We have all heard of Winterfell at one point or another. That place is always cold and never warms up. Well, this is a bit like that, just without the “never” part.
Lately, we have had a spell of real cold, an Arctic Blast to cool us down to –28C, creating sea smoke and other phenomena.
But it lasted for less than 3 days, then everything went back to normal. Then passes a week of spring-like temperatures, and we get a snow dump of nearly 25cm. Snow here, for those who are unaware of it, is heavy and wet.
In front of my house
Shovelling that snow means that you may be in line for a heart attack. Everyone living in Manitoba has shovelled snow in their lives. Nice, fluffy, lightweight snow that goes everywhere that is not protected. Nose, ears, under shirts and other places. Over here, the snow, when it came down was in huge, heavy flakes that can remove your view through your windshield with a single flake.
When that amasses, it’s heavy to get that out of the way. Luckily, I have neighbours with heavy equipment that can clean my driveway. I am very grateful for that.
Sable River grist mill
So when the coast was clear again, the snow stopped falling and the driveway was clean, it was obvious that I could not stay in the house and do nothing about it.
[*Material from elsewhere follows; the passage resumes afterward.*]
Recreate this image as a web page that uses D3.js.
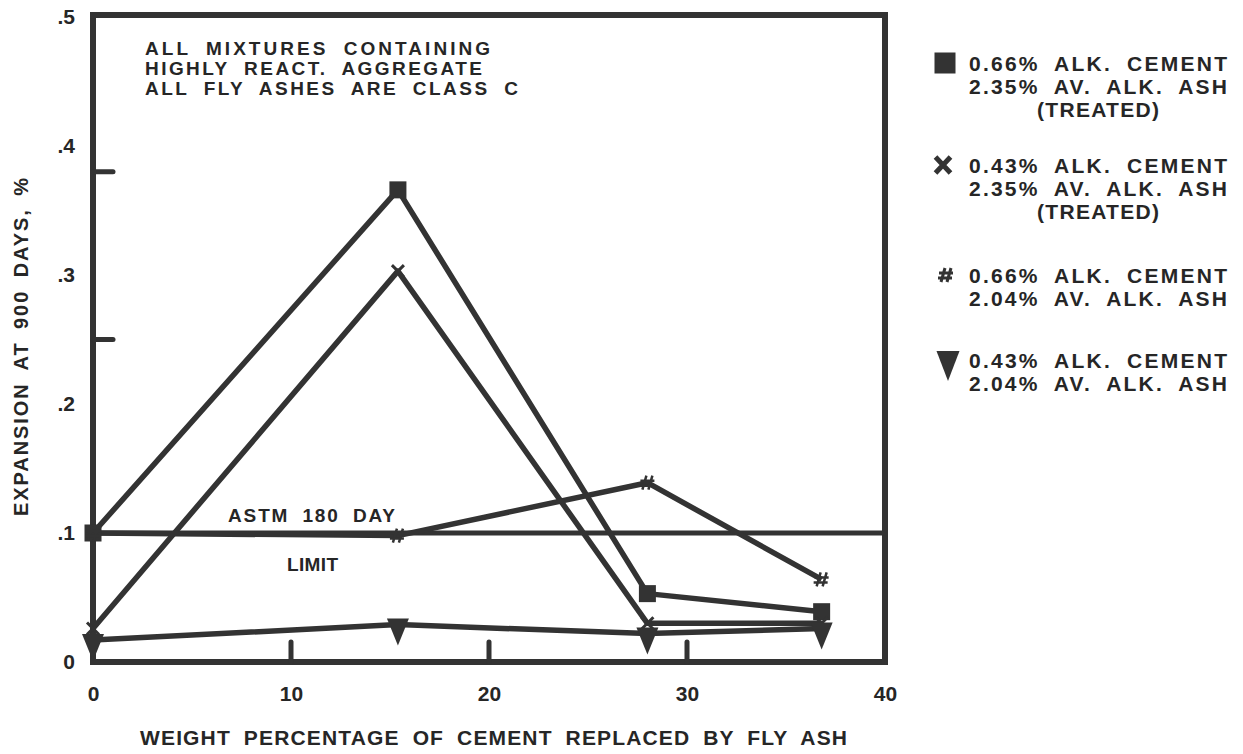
<!DOCTYPE html>
<html>
<head>
<meta charset="utf-8">
<script src="https://cdn.jsdelivr.net/npm/d3@7"></script>
<style>
  body { margin: 0; background: #fff; }
  svg { display: block; }
  text { font-family: "Liberation Sans", Arial, sans-serif; font-weight: bold; fill: #262626; }
</style>
</head>
<body>
<svg id="chart" width="1243" height="754"></svg>
<script>
// data
var xVals = [0, 15.4, 28, 36.8];
var sqVals = [0.100, 0.366, 0.053, 0.039];   // 0.66% cement, 2.35% ash treated
var crossVals = [0.026, 0.303, 0.030, 0.030]; // 0.43% cement, 2.35% ash treated
var hashVals = [0.100, 0.098, 0.139, 0.064];  // 0.66% cement, 2.04% ash
var triVals = [0.017, 0.029, 0.022, 0.026];   // 0.43% cement, 2.04% ash

var xTicks = [0, 10, 20, 30, 40];
var xInnerTicks = [10, 20, 30];
var yTicks = [0, 0.1, 0.2, 0.3, 0.4, 0.5];
var yInnerTicks = [0.38, 0.25];
var astmLimit = 0.1;

var noteLines = ["ALL MIXTURES CONTAINING", "HIGHLY REACT. AGGREGATE", "ALL FLY ASHES ARE CLASS C"];
var legendItems = [
    { marker: "square", lines: ["0.66% ALK. CEMENT", "2.35% AV. ALK. ASH", "(TREATED)"] },
    { marker: "cross", lines: ["0.43% ALK. CEMENT", "2.35% AV. ALK. ASH", "(TREATED)"] },
    { marker: "hash", lines: ["0.66% ALK. CEMENT", "2.04% AV. ALK. ASH"] },
    { marker: "tri", lines: ["0.43% ALK. CEMENT", "2.04% AV. ALK. ASH"] }
];

var ink = "#333";
var svg = d3.select("#chart");

var x = d3.scaleLinear().domain([0, 40]).range([93, 885]);
var y = d3.scaleLinear().domain([0, 0.5]).range([662, 17]);

// frame
svg.append("rect")
    .attr("x", x(0)).attr("y", y(0.5) - 2)
    .attr("width", x(40) - x(0)).attr("height", y(0) - y(0.5) + 2)
    .attr("fill", "none").attr("stroke", ink).attr("stroke-width", 6);

// axes (labels only)
var yAxis = d3.axisLeft(y).tickValues(yTicks).tickSize(0).tickPadding(18)
    .tickFormat(function (d) { return d == 0 ? "0" : d3.format(".1f")(d).replace(/^0/, ""); });
var gy = svg.append("g").attr("transform", "translate(" + x(0) + ",0)").call(yAxis);
gy.select(".domain").remove();
gy.selectAll("text").style("font-size", "21px").attr("fill", "#262626");

var xAxis = d3.axisBottom(x).tickValues(xTicks).tickSize(0).tickPadding(24);
var gx = svg.append("g").attr("transform", "translate(0," + y(0) + ")").call(xAxis);
gx.select(".domain").remove();
gx.selectAll("text").style("font-size", "21px").attr("fill", "#262626");

// inner ticks
svg.selectAll(".xtick").data(xInnerTicks).enter().append("line")
    .attr("x1", function (d) { return x(d); }).attr("x2", function (d) { return x(d); })
    .attr("y1", y(0)).attr("y2", y(0) - 20)
    .attr("stroke", ink).attr("stroke-width", 5).attr("stroke-linecap", "round");
svg.selectAll(".ytick").data(yInnerTicks).enter().append("line")
    .attr("x1", x(0)).attr("x2", x(0) + 20)
    .attr("y1", function (d) { return y(d); }).attr("y2", function (d) { return y(d); })
    .attr("stroke", ink).attr("stroke-width", 5).attr("stroke-linecap", "round");

// ASTM limit line
svg.append("line")
    .attr("x1", x(0)).attr("x2", x(40))
    .attr("y1", y(astmLimit)).attr("y2", y(astmLimit))
    .attr("stroke", ink).attr("stroke-width", 5);
svg.append("text").attr("x", 228).attr("y", 522).attr("textLength", 167)
    .attr("lengthAdjust", "spacing").style("font-size", "19px").style("word-spacing", "6px")
    .text("ASTM 180 DAY");
svg.append("text").attr("x", 287).attr("y", 571).attr("textLength", 51)
    .attr("lengthAdjust", "spacing").style("font-size", "19px").text("LIMIT");

// series lines
var series = [
    { vals: sqVals, marker: "square" },
    { vals: crossVals, marker: "cross" },
    { vals: hashVals, marker: "hash" },
    { vals: triVals, marker: "tri" }
];
var line = d3.line().x(function (d) { return x(d[0]); }).y(function (d) { return y(d[1]); });

series.forEach(function (s) {
    var pts = xVals.map(function (v, i) { return [v, s.vals[i]]; });
    svg.append("path").attr("d", line(pts))
        .attr("fill", "none").attr("stroke", ink).attr("stroke-width", 5.5)
        .attr("stroke-linejoin", "round");
});

function drawMarker(g, type, cx, cy, big) {
    if (type == "square") {
        var s = big ? 21 : 17;
        g.append("rect").attr("x", cx - s / 2).attr("y", cy - s / 2)
            .attr("width", s).attr("height", s).attr("fill", ink);
    } else if (type == "tri") {
        var w = big ? 23 : 22, h = big ? 30 : 27;
        g.append("path")
            .attr("d", "M" + (cx - w / 2) + "," + (cy - 6) + "L" + (cx + w / 2) + "," + (cy - 6) + "L" + cx + "," + (cy - 6 + h) + "Z")
            .attr("fill", ink);
    } else if (type == "cross") {
        var rx = big ? 7.5 : 6, ry = big ? 8 : 6;
        g.append("path")
            .attr("d", "M" + (cx - rx) + "," + (cy - ry) + "L" + (cx + rx) + "," + (cy + ry) + "M" + (cx + rx) + "," + (cy - ry) + "L" + (cx - rx) + "," + (cy + ry))
            .attr("stroke", ink).attr("stroke-width", big ? 5 : 3);
    } else if (type == "hash") {
        var r2 = 7;
        g.append("path")
            .attr("d", "M" + (cx - 1) + "," + (cy - r2) + "L" + (cx - 5) + "," + (cy + r2) +
                "M" + (cx + 5) + "," + (cy - r2) + "L" + (cx + 1) + "," + (cy + r2) +
                "M" + (cx - 7) + "," + (cy - 2) + "L" + (cx + 7) + "," + (cy - 2) +
                "M" + (cx - 8) + "," + (cy + 3) + "L" + (cx + 6) + "," + (cy + 3))
            .attr("stroke", ink).attr("stroke-width", big ? 3 : 2.5);
    }
}

var gm = svg.append("g");
series.forEach(function (s) {
    xVals.forEach(function (v, i) {
        drawMarker(gm, s.marker, x(v), y(s.vals[i]), false);
    });
});

// note in the plot
svg.selectAll(".note").data(noteLines).enter().append("text")
    .attr("x", 145)
    .attr("y", function (d, i) { return 55 + i * 20; })
    .attr("textLength", function (d, i) { return [345, 337, 373][i]; })
    .attr("lengthAdjust", "spacing")
    .style("font-size", "19px").style("word-spacing", "7px")
    .text(function (d) { return d; });

// legend
var legTop = [71, 173, 283, 368];
var lg = svg.append("g");
legendItems.forEach(function (item, k) {
    item.lines.forEach(function (t, j) {
        var by = legTop[k] + j * 23;
        if (t == "(TREATED)") {
            lg.append("text").attr("x", 1037).attr("y", by).attr("textLength", 122)
                .attr("lengthAdjust", "spacing").style("font-size", "21px").text(t);
        } else {
            lg.append("text").attr("x", 969).attr("y", by).attr("textLength", 258)
                .attr("lengthAdjust", "spacing").style("font-size", "21px").style("word-spacing", "7px").text(t);
        }
    });
    var my = legTop[k] - 8;
    if (item.marker == "square") drawMarker(lg, "square", 945, my, true);
    if (item.marker == "tri") drawMarker(lg, "tri", 948, my - 3, true);
    if (item.marker == "cross") drawMarker(lg, "cross", 943, my, true);
    if (item.marker == "hash") drawMarker(lg, "hash", 946, my, true);
});

// axis titles
svg.append("text").attr("x", 140).attr("y", 745).attr("textLength", 707)
    .attr("lengthAdjust", "spacing").style("font-size", "21px").style("word-spacing", "6px")
    .text("WEIGHT PERCENTAGE OF CEMENT REPLACED BY FLY ASH");
svg.append("text").attr("transform", "translate(28,516) rotate(-90)")
    .attr("x", 0).attr("y", 0).attr("textLength", 338)
    .attr("lengthAdjust", "spacing").style("font-size", "20px").style("word-spacing", "5px")
    .text("EXPANSION AT 900 DAYS, %");
</script>
</body>
</html>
Shooting was the order of the day.
Snow on the trail
Another difference between prairie snow and Atlantic snow is that here, it sticks to everything, outlining every single branch of a tree, sharpening every contour of every object in the process. Nothing fluffy about it here. I have long searched for the iconic Christmas card picture in Manitoba, but have never really found what I was looking for.
Now I understand that those cards were not shot in the prairies, where it is –40C for a daytime high. That snow is way too fine and light. Those pics are shot in the more temperate areas where the snow nicely sticks to branches and other objects.
So when I went out the other day, I was looking for something “nice” without really having an idea of what I could find. A few kilometres away from my place, over a bad road, is a lodge. This lodge works year-round and seems to have a very quiet place to itself. I might even go there one day. It’s located far from any habitation.
When comparing the sun between the east coast and the prairies, it must be noted that the famous “ring around the sun” here is pretty rare. Mostly because the air is more turbulent with the ocean so close by.
By the time I was done shooting that sun behind the tree, it became clear that the rising temperature was already nibbling away on the snow in the trees. All that was left for me to shoot was ice formations in the river. These spiky formations caught my eye. While the water seems “inviting” at first glance, the second glance would deter me forever from jumping in .
Rapids on the Mersey
The Mersey River is a very beautiful river, but also heavily used for hydropower. It means that everywhere, there are dams and artificial lakes up until not far away from my house. I do wonder what it would be like to raft down this stretch of the river though. I guess I may find out one day.